Moral of the story: road trip are super fun experiences that create unexpected memories.
So it turns out that road trip food isn’t actually that unhealthy …. let me show you:
Expert advice: Buy your road trip snacks at a gas station in a small town that you don’t actually know the name of.
Peanut M&Ms: a delicious crunchy and smooth, salty and sweet treat with fun colors.
Nutritional benefits:
- Tons of protein (from the peanuts) to keep you going on the trip
- Chocolate provides antioxidants which do something with the oxidation of blood. I’ve heard the word antioxidant a lot, so I know it’s something you really need (who cares what it actually does, right?!).

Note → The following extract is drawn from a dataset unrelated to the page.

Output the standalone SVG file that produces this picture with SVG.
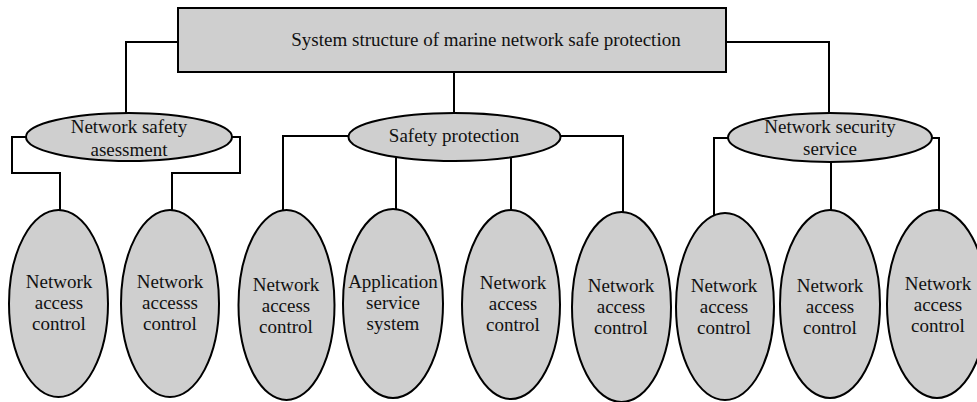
<svg xmlns="http://www.w3.org/2000/svg" width="977" height="402" viewBox="0 0 977 402" font-family="'Liberation Serif', 'Times New Roman', 'DejaVu Serif', serif" font-size="19">
<style>
.n{fill:#cfcfcf;stroke:#000;stroke-width:2}
.c{fill:none;stroke:#000;stroke-width:2}
.t{font-family:'Liberation Serif','Times New Roman','DejaVu Serif',serif;font-size:19px;fill:#111;text-anchor:middle}
</style>
<rect width="977" height="402" fill="#fff"/>
<g id="connectors">
<path class="c" d="M178,42 H126 V115"/>
<path class="c" d="M454,72 V115"/>
<path class="c" d="M726,42 H829 V115"/>
<path class="c" d="M28,137 H12 V173 H60 V212"/>
<path class="c" d="M230,137 H240 V173 H172 V212"/>
<path class="c" d="M350,136 H283 V212"/>
<path class="c" d="M396,158 V212"/>
<path class="c" d="M511,158 V212"/>
<path class="c" d="M559,136 H623 V214"/>
<path class="c" d="M730,138 H714 V215"/>
<path class="c" d="M831,158 V212"/>
<path class="c" d="M930,138 H939 V212"/>
</g>
<g id="root" class="t">
<rect class="n" x="178" y="8" width="548" height="64"/>
<text x="486" y="46">System structure of marine network safe protection</text>
</g>
<g id="nsa" class="t">
<ellipse class="n" cx="129" cy="137" rx="103" ry="24"/>
<text x="129" y="133">Network safety</text>
<text x="129" y="156">asessment</text>
</g>
<g id="sp" class="t">
<ellipse class="n" cx="454.5" cy="137" rx="106" ry="24"/>
<text x="454" y="142">Safety protection</text>
</g>
<g id="nss" class="t">
<ellipse class="n" cx="830" cy="137.5" rx="102" ry="24.5"/>
<text x="830" y="133">Network security</text>
<text x="830" y="155">service</text>
</g>
<g id="c1" class="t">
<ellipse class="n" cx="58.5" cy="303.5" rx="49.5" ry="93.5"/>
<text x="59" y="288">Network</text><text x="59" y="309">access</text><text x="59" y="330">control</text>
</g>
<g id="c2" class="t">
<ellipse class="n" cx="170" cy="303.5" rx="49" ry="93.5"/>
<text x="170" y="288">Network</text><text x="170" y="309">accesss</text><text x="170" y="330">control</text>
</g>
<g id="c3" class="t">
<ellipse class="n" cx="286.5" cy="305" rx="48" ry="95"/>
<text x="286" y="291">Network</text><text x="286" y="312">access</text><text x="286" y="333">control</text>
</g>
<g id="c4" class="t">
<ellipse class="n" cx="393" cy="303.5" rx="50" ry="94.5"/>
<text x="393" y="288">Application</text><text x="393" y="309">service</text><text x="393" y="330">system</text>
</g>
<g id="c5" class="t">
<ellipse class="n" cx="511" cy="304.5" rx="49" ry="94.5"/>
<text x="513" y="289">Network</text><text x="513" y="310">access</text><text x="513" y="331">control</text>
</g>
<g id="c6" class="t">
<ellipse class="n" cx="621.5" cy="307" rx="49.5" ry="95"/>
<text x="621" y="292">Network</text><text x="621" y="313">access</text><text x="621" y="334">control</text>
</g>
<g id="c7" class="t">
<ellipse class="n" cx="725" cy="306.5" rx="49" ry="93.5"/>
<text x="724" y="292">Network</text><text x="724" y="313">access</text><text x="724" y="334">control</text>
</g>
<g id="c8" class="t">
<ellipse class="n" cx="830" cy="304" rx="50" ry="94"/>
<text x="830" y="292">Network</text><text x="830" y="313">access</text><text x="830" y="334">control</text>
</g>
<g id="c9" class="t">
<ellipse class="n" cx="937" cy="304" rx="50" ry="94"/>
<text x="938" y="290">Network</text><text x="938" y="311">access</text><text x="938" y="332">control</text>
</g>
</svg>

Coca-Cola Products: beverages that quench your thirst, while giving you the satisfaction of delicious taste.
Nutritional benefits:
- Caffeine that keeps you alert during the driving, even on the most bare, flat, and straight roads
- The carbonation fills your stomach and your soul
Trail Mix: salty, sweet, crunchy, chewy all in one handful.
Nutritional benefits:
- Protein to keep you singing all of your favorite songs
- Chocolate to keep up the positive vibes
- Raisins are healthy because: raisins = dried grapes = fruit = healthy
Popcorn: satisfies your hunger without putting you into a food coma.
Nutritional benefits:
- The crunching of the corn burns tons and tons of calories
My point here is that even though the conditions during a road trip CAN be less than ideal (butts get sore, bodies feel unhealthy, boredom increases), if you decide to make the most of a situation you can have a total fucking blast.